Lines after the one containing "from matplotlib.transforms import" are to be omitted; print exactly each line from the start of the records up to and including it.
--------------------
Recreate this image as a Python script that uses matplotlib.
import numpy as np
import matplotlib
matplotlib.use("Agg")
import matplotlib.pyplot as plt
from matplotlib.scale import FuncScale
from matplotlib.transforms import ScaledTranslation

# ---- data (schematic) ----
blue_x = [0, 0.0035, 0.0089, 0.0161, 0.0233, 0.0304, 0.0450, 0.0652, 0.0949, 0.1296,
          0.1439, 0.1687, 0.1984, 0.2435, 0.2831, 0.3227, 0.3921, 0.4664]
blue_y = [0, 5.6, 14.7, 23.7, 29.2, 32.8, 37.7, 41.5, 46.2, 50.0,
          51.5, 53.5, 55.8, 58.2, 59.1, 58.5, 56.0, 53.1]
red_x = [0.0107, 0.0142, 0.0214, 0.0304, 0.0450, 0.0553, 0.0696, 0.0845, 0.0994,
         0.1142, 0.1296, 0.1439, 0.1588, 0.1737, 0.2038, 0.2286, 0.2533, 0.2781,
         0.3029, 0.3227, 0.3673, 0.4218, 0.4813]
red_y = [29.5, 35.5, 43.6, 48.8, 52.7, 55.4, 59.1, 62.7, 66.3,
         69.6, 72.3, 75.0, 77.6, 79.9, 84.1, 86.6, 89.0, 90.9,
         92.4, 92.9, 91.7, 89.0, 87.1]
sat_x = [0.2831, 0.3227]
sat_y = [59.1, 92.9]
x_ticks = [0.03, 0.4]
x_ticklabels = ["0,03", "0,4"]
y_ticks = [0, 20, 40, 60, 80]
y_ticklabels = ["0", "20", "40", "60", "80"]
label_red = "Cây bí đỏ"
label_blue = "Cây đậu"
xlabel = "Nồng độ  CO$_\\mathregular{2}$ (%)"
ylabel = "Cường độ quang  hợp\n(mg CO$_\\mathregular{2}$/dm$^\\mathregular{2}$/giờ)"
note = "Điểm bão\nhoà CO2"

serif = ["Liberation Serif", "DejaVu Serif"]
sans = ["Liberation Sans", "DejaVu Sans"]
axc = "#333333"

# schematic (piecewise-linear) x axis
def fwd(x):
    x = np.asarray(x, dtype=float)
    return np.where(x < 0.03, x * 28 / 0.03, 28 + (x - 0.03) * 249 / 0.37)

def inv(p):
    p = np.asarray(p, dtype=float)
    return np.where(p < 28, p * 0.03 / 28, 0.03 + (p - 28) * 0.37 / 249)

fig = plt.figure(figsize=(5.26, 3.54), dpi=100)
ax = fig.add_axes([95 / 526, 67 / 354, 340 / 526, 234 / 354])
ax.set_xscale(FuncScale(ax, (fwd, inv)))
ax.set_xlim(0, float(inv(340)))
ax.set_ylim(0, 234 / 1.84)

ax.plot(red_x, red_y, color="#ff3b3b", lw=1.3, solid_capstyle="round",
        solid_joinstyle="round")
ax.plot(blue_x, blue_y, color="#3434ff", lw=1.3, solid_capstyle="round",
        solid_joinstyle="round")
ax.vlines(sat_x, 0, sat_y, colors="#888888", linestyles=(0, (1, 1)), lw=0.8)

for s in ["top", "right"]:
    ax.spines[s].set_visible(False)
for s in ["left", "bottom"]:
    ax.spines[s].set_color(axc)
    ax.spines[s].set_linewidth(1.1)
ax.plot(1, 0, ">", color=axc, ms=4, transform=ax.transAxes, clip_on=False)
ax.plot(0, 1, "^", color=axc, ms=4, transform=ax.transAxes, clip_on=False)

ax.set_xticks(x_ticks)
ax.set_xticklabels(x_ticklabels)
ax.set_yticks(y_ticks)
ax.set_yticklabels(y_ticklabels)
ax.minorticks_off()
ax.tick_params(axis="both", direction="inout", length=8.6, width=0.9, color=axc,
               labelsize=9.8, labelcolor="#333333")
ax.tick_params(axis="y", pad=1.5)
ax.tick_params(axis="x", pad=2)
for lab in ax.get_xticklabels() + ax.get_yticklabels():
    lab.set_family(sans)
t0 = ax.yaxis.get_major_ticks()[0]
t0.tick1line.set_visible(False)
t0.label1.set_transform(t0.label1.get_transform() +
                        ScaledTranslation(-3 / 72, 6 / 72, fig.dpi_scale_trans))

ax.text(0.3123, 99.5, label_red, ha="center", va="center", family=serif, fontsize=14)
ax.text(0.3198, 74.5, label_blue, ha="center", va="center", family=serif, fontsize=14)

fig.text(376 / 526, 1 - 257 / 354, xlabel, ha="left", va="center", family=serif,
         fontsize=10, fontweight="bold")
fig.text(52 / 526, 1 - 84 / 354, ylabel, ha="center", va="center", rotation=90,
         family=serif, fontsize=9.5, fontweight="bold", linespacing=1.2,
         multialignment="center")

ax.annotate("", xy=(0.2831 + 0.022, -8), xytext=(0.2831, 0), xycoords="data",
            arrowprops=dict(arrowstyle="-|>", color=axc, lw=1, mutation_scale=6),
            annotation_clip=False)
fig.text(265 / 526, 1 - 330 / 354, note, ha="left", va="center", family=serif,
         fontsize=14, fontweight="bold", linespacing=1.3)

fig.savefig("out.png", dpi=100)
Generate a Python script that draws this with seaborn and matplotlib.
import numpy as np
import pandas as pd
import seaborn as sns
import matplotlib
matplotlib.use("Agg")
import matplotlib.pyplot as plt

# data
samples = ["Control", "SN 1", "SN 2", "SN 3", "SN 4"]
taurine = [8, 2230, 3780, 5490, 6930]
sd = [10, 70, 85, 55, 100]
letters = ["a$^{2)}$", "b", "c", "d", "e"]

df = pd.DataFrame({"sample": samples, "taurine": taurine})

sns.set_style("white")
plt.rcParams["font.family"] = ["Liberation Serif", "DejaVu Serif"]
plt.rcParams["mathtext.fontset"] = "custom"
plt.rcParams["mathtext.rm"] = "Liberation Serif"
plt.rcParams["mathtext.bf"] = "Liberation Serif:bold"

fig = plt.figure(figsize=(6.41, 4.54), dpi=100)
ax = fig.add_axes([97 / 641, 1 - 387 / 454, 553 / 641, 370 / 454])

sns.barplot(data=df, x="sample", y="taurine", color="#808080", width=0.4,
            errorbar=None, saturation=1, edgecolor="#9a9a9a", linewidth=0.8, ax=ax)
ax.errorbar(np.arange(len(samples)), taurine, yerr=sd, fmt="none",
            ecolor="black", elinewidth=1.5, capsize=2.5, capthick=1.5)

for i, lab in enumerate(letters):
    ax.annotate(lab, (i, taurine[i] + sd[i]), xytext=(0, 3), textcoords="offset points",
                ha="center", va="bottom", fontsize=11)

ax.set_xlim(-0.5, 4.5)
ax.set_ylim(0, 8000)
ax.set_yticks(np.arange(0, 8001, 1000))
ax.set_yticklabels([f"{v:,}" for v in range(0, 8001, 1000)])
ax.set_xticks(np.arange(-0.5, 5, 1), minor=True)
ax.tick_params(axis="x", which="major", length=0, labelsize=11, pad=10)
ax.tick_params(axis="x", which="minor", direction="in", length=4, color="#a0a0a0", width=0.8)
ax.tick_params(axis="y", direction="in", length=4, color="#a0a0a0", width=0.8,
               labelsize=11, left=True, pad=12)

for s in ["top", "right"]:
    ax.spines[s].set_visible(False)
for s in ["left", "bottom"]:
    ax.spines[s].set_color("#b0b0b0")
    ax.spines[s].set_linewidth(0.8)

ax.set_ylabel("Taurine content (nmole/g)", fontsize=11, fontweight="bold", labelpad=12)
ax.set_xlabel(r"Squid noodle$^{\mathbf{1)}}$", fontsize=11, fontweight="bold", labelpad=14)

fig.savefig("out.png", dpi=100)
--------------------
### THE RESULT
Recreate this image as a Python script that uses matplotlib.
import numpy as np
import matplotlib
matplotlib.use("Agg")
import matplotlib.pyplot as plt
from matplotlib.scale import FuncScale
from matplotlib.transforms import ScaledTranslation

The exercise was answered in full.